• What needs to be done:
Skip pictures in the listing below; copy exactly the lines from the one with "Convert this chart to Plotly code." through the one with "u6_y = [23.9, 15.9, 10.8]", inclusive.

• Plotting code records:
********

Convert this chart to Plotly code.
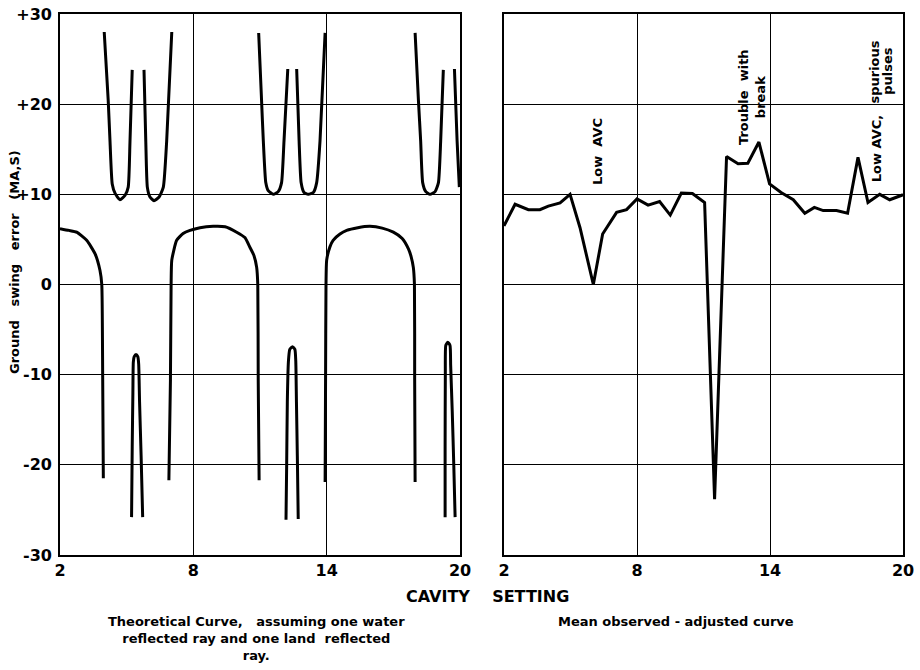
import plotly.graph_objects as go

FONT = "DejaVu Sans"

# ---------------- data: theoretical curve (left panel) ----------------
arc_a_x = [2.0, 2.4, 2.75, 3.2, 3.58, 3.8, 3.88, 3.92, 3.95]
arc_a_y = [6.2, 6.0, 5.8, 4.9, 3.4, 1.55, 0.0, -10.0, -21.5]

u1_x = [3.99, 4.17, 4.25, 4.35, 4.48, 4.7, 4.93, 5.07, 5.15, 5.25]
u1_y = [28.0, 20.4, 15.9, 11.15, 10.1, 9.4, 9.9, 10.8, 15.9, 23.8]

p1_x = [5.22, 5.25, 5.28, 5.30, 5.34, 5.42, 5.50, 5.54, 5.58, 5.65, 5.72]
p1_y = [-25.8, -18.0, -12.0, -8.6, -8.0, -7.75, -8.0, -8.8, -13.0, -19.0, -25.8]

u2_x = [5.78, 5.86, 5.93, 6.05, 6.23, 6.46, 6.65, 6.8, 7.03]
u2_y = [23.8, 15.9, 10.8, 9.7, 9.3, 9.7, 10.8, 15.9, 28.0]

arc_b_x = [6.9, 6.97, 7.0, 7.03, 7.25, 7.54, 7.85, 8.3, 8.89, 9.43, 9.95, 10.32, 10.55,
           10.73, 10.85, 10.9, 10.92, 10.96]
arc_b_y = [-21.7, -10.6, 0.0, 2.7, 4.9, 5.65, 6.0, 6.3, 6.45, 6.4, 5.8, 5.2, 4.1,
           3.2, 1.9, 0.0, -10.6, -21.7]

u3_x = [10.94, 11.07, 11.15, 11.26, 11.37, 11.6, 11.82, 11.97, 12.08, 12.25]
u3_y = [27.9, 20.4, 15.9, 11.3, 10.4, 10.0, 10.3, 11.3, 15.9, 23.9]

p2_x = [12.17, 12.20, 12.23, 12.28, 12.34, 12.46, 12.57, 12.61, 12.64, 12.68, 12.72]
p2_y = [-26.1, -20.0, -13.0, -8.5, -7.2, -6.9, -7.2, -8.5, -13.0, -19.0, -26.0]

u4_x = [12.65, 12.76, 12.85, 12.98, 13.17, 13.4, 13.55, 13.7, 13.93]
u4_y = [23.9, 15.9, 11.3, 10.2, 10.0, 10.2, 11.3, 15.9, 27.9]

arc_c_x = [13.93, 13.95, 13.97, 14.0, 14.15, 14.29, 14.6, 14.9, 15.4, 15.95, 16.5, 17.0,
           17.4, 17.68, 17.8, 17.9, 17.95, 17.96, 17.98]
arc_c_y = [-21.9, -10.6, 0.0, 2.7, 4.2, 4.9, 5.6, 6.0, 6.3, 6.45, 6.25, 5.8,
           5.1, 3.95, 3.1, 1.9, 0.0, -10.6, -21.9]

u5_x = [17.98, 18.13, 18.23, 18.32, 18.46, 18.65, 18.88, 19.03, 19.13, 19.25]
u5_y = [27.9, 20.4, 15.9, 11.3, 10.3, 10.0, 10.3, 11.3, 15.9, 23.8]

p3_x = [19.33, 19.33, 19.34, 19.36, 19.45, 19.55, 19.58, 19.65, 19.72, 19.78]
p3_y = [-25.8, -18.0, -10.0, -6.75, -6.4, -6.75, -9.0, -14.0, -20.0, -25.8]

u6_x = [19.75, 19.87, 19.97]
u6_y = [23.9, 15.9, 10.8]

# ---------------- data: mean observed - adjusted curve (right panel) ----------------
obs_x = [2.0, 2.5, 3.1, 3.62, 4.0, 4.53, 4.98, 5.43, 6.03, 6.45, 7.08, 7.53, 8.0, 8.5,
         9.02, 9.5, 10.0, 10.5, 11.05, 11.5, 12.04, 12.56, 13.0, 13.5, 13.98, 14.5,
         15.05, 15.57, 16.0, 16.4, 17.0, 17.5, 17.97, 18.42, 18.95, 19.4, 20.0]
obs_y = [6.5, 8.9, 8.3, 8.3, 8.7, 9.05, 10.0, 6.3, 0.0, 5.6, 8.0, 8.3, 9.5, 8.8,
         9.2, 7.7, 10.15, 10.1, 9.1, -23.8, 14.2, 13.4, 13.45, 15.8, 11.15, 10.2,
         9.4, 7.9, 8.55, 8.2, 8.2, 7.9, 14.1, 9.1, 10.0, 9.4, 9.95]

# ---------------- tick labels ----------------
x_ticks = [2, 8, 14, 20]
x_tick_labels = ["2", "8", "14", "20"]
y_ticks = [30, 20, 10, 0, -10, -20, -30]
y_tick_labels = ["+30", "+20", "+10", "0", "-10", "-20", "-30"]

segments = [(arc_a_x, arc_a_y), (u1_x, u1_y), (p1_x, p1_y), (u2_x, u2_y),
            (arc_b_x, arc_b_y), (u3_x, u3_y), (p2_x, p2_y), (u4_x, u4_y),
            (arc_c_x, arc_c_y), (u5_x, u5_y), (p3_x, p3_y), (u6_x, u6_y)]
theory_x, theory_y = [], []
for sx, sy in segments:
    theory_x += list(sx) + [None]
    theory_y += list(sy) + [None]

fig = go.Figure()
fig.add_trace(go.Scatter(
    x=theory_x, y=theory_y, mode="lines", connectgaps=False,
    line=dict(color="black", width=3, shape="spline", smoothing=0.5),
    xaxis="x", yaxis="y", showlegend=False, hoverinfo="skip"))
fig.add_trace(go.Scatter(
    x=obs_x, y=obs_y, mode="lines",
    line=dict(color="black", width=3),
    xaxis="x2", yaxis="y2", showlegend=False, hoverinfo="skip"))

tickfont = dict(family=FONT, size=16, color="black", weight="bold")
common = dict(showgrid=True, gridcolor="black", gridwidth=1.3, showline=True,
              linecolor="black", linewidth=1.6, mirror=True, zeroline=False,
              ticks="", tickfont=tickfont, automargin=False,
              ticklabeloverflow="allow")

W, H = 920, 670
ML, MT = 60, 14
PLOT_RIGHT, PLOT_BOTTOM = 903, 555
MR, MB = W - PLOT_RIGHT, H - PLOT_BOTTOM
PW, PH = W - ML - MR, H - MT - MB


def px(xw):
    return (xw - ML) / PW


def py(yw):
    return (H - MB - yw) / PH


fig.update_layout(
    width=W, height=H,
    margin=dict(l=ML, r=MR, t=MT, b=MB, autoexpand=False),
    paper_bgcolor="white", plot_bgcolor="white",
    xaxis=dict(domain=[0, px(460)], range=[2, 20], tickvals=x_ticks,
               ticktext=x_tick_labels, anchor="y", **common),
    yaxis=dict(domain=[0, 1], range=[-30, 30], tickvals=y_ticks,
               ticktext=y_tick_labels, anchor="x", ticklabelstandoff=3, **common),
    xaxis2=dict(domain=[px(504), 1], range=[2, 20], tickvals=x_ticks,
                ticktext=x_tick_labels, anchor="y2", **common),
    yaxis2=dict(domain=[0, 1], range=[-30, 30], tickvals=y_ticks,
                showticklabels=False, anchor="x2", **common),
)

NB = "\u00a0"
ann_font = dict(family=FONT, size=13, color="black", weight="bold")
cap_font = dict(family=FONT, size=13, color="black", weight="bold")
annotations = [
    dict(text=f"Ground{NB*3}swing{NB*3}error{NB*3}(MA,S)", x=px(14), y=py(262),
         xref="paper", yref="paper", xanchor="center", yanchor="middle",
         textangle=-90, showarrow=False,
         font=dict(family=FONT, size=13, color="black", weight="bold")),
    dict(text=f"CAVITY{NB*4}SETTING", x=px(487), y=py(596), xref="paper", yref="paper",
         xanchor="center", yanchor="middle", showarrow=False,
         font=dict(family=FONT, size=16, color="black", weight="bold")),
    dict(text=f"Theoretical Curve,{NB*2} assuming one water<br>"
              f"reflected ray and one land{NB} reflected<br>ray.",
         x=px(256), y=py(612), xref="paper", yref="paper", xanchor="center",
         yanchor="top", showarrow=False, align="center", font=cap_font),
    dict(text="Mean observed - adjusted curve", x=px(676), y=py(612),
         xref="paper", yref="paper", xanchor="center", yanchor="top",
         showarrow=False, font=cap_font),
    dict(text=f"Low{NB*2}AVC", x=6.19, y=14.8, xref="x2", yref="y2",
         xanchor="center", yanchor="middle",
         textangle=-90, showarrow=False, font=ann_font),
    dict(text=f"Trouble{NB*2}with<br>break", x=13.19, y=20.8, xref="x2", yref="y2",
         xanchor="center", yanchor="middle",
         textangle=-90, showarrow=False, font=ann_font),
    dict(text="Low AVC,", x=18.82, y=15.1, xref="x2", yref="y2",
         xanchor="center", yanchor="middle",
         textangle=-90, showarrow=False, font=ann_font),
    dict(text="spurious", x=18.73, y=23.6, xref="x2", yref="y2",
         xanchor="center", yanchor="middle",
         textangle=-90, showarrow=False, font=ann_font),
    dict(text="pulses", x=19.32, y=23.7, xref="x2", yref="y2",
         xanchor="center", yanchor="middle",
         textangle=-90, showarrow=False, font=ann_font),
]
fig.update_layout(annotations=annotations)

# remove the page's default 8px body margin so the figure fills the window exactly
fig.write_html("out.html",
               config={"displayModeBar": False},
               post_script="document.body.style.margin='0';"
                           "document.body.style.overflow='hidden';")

********

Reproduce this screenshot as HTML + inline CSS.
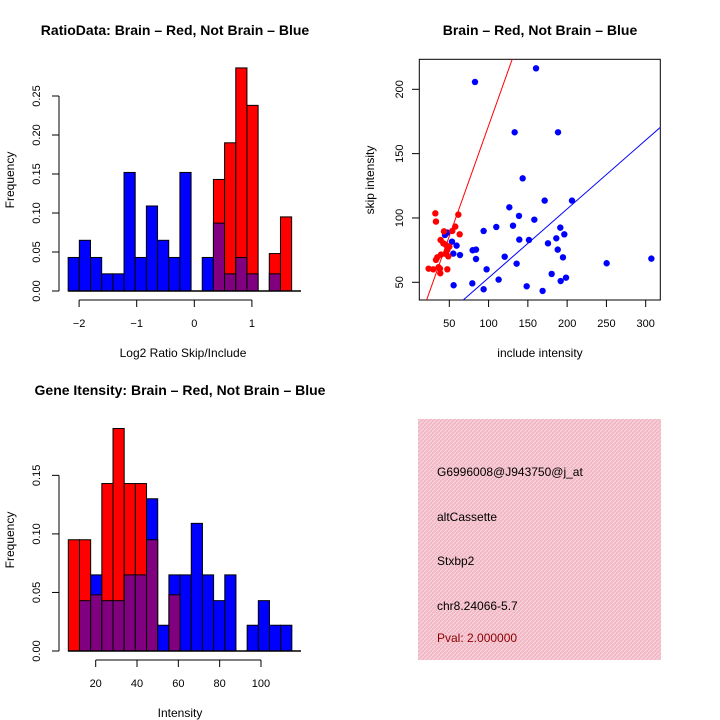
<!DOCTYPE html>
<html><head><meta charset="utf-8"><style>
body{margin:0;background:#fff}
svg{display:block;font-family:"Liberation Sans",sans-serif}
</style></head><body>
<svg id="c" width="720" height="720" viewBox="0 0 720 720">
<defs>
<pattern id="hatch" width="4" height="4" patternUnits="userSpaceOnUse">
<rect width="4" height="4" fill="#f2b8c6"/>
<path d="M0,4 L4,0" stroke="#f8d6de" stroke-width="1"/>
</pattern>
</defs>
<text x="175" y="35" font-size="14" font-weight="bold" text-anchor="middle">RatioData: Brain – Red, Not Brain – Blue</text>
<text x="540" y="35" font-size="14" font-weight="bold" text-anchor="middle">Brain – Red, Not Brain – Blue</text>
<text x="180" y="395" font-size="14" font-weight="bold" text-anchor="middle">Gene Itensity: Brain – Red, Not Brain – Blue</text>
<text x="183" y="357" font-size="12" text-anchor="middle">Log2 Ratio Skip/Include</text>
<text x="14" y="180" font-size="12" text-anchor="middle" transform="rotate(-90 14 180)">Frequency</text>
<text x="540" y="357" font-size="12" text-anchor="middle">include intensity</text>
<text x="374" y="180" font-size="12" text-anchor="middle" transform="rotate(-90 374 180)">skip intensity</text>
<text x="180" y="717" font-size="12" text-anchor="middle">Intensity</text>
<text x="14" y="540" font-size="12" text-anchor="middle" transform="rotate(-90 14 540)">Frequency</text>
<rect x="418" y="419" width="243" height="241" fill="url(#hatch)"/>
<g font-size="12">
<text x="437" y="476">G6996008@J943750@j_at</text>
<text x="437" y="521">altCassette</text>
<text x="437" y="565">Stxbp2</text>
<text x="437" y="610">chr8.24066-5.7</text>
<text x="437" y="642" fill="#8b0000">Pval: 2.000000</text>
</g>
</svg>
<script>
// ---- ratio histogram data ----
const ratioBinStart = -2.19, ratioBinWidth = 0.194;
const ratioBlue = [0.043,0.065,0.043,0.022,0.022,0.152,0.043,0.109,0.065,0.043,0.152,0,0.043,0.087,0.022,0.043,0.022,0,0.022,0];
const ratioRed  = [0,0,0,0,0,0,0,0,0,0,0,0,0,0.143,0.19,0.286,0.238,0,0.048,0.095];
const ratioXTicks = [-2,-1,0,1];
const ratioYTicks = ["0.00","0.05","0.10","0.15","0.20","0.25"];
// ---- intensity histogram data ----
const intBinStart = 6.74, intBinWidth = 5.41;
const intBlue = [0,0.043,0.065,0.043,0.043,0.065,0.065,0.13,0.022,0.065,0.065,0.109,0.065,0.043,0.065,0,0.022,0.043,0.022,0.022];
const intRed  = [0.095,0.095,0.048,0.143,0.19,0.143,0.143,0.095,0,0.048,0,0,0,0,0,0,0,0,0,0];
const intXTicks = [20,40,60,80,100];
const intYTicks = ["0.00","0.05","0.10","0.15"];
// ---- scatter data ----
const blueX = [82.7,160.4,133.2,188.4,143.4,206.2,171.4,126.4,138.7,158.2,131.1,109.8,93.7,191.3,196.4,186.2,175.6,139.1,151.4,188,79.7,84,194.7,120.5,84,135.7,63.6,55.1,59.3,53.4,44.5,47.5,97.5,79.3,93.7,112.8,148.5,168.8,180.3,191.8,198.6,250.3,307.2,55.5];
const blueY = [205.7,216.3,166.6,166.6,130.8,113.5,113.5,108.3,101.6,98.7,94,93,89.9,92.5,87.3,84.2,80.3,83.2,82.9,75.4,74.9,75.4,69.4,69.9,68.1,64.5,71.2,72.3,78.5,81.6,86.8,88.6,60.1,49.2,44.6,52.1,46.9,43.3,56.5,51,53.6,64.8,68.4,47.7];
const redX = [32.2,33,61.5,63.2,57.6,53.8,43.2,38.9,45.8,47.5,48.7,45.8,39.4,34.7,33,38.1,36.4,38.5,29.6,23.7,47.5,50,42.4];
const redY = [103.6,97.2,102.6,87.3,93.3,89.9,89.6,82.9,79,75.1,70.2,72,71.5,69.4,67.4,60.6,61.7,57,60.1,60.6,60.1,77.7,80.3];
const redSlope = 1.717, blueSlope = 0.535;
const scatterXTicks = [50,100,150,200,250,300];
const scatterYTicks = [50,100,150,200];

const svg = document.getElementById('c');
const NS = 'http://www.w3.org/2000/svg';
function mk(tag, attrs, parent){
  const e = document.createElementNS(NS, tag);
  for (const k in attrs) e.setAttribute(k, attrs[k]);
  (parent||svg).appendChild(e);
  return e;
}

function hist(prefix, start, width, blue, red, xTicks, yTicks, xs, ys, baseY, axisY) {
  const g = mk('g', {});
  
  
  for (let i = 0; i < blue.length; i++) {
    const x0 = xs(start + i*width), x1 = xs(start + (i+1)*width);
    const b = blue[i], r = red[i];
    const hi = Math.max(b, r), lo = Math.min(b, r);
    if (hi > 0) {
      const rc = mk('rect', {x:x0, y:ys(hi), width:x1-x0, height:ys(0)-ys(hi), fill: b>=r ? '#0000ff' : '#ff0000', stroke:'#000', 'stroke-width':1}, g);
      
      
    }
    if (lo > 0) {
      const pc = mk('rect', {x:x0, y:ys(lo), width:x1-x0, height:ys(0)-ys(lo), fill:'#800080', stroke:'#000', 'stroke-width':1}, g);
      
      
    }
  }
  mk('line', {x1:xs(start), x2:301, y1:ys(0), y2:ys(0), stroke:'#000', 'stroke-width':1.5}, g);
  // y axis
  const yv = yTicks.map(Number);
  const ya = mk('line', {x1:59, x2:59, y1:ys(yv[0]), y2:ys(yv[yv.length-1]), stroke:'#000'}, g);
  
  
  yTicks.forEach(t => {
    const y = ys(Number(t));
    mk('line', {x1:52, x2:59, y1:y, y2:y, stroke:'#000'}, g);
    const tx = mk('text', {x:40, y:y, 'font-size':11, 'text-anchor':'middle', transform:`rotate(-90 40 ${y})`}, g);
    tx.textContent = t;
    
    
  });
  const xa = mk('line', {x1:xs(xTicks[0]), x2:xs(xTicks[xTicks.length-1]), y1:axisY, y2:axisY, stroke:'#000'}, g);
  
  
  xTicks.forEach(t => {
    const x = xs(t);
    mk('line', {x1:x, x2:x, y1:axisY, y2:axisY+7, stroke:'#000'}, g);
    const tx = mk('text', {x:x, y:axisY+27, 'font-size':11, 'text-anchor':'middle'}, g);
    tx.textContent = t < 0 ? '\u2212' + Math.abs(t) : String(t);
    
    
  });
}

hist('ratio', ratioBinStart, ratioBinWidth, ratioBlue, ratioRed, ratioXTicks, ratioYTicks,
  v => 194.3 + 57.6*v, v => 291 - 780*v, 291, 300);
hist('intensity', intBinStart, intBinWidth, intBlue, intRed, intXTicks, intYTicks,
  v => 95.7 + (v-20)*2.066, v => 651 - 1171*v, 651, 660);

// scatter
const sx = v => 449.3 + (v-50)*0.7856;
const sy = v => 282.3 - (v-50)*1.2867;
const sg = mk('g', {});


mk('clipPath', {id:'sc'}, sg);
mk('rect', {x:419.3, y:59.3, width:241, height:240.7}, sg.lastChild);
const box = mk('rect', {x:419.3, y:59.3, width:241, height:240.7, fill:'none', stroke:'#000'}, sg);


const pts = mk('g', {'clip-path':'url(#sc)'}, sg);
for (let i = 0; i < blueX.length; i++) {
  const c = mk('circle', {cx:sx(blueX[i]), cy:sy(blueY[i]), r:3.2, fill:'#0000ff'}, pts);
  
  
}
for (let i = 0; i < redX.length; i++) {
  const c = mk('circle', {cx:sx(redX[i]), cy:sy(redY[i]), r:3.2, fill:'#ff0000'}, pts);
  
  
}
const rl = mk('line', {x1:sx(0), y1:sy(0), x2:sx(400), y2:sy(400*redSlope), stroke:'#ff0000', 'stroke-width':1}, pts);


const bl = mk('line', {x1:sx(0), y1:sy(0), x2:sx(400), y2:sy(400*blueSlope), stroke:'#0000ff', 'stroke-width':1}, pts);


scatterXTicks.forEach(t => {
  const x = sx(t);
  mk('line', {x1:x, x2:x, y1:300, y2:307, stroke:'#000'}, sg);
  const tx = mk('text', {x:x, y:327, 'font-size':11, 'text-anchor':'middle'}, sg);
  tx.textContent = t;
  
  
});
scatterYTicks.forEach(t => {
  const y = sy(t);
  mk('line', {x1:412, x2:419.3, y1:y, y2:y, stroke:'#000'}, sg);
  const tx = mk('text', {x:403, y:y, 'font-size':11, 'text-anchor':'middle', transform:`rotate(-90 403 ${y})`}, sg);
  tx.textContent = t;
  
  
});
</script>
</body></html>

********

• Written solution:
Convert this chart to Plotly code.
import plotly.graph_objects as go

FONT = "DejaVu Sans"

# ---------------- data: theoretical curve (left panel) ----------------
arc_a_x = [2.0, 2.4, 2.75, 3.2, 3.58, 3.8, 3.88, 3.92, 3.95]
arc_a_y = [6.2, 6.0, 5.8, 4.9, 3.4, 1.55, 0.0, -10.0, -21.5]

u1_x = [3.99, 4.17, 4.25, 4.35, 4.48, 4.7, 4.93, 5.07, 5.15, 5.25]
u1_y = [28.0, 20.4, 15.9, 11.15, 10.1, 9.4, 9.9, 10.8, 15.9, 23.8]

p1_x = [5.22, 5.25, 5.28, 5.30, 5.34, 5.42, 5.50, 5.54, 5.58, 5.65, 5.72]
p1_y = [-25.8, -18.0, -12.0, -8.6, -8.0, -7.75, -8.0, -8.8, -13.0, -19.0, -25.8]

u2_x = [5.78, 5.86, 5.93, 6.05, 6.23, 6.46, 6.65, 6.8, 7.03]
u2_y = [23.8, 15.9, 10.8, 9.7, 9.3, 9.7, 10.8, 15.9, 28.0]

arc_b_x = [6.9, 6.97, 7.0, 7.03, 7.25, 7.54, 7.85, 8.3, 8.89, 9.43, 9.95, 10.32, 10.55,
           10.73, 10.85, 10.9, 10.92, 10.96]
arc_b_y = [-21.7, -10.6, 0.0, 2.7, 4.9, 5.65, 6.0, 6.3, 6.45, 6.4, 5.8, 5.2, 4.1,
           3.2, 1.9, 0.0, -10.6, -21.7]

u3_x = [10.94, 11.07, 11.15, 11.26, 11.37, 11.6, 11.82, 11.97, 12.08, 12.25]
u3_y = [27.9, 20.4, 15.9, 11.3, 10.4, 10.0, 10.3, 11.3, 15.9, 23.9]

p2_x = [12.17, 12.20, 12.23, 12.28, 12.34, 12.46, 12.57, 12.61, 12.64, 12.68, 12.72]
p2_y = [-26.1, -20.0, -13.0, -8.5, -7.2, -6.9, -7.2, -8.5, -13.0, -19.0, -26.0]

u4_x = [12.65, 12.76, 12.85, 12.98, 13.17, 13.4, 13.55, 13.7, 13.93]
u4_y = [23.9, 15.9, 11.3, 10.2, 10.0, 10.2, 11.3, 15.9, 27.9]

arc_c_x = [13.93, 13.95, 13.97, 14.0, 14.15, 14.29, 14.6, 14.9, 15.4, 15.95, 16.5, 17.0,
           17.4, 17.68, 17.8, 17.9, 17.95, 17.96, 17.98]
arc_c_y = [-21.9, -10.6, 0.0, 2.7, 4.2, 4.9, 5.6, 6.0, 6.3, 6.45, 6.25, 5.8,
           5.1, 3.95, 3.1, 1.9, 0.0, -10.6, -21.9]

u5_x = [17.98, 18.13, 18.23, 18.32, 18.46, 18.65, 18.88, 19.03, 19.13, 19.25]
u5_y = [27.9, 20.4, 15.9, 11.3, 10.3, 10.0, 10.3, 11.3, 15.9, 23.8]

p3_x = [19.33, 19.33, 19.34, 19.36, 19.45, 19.55, 19.58, 19.65, 19.72, 19.78]
p3_y = [-25.8, -18.0, -10.0, -6.75, -6.4, -6.75, -9.0, -14.0, -20.0, -25.8]

u6_x = [19.75, 19.87, 19.97]
u6_y = [23.9, 15.9, 10.8]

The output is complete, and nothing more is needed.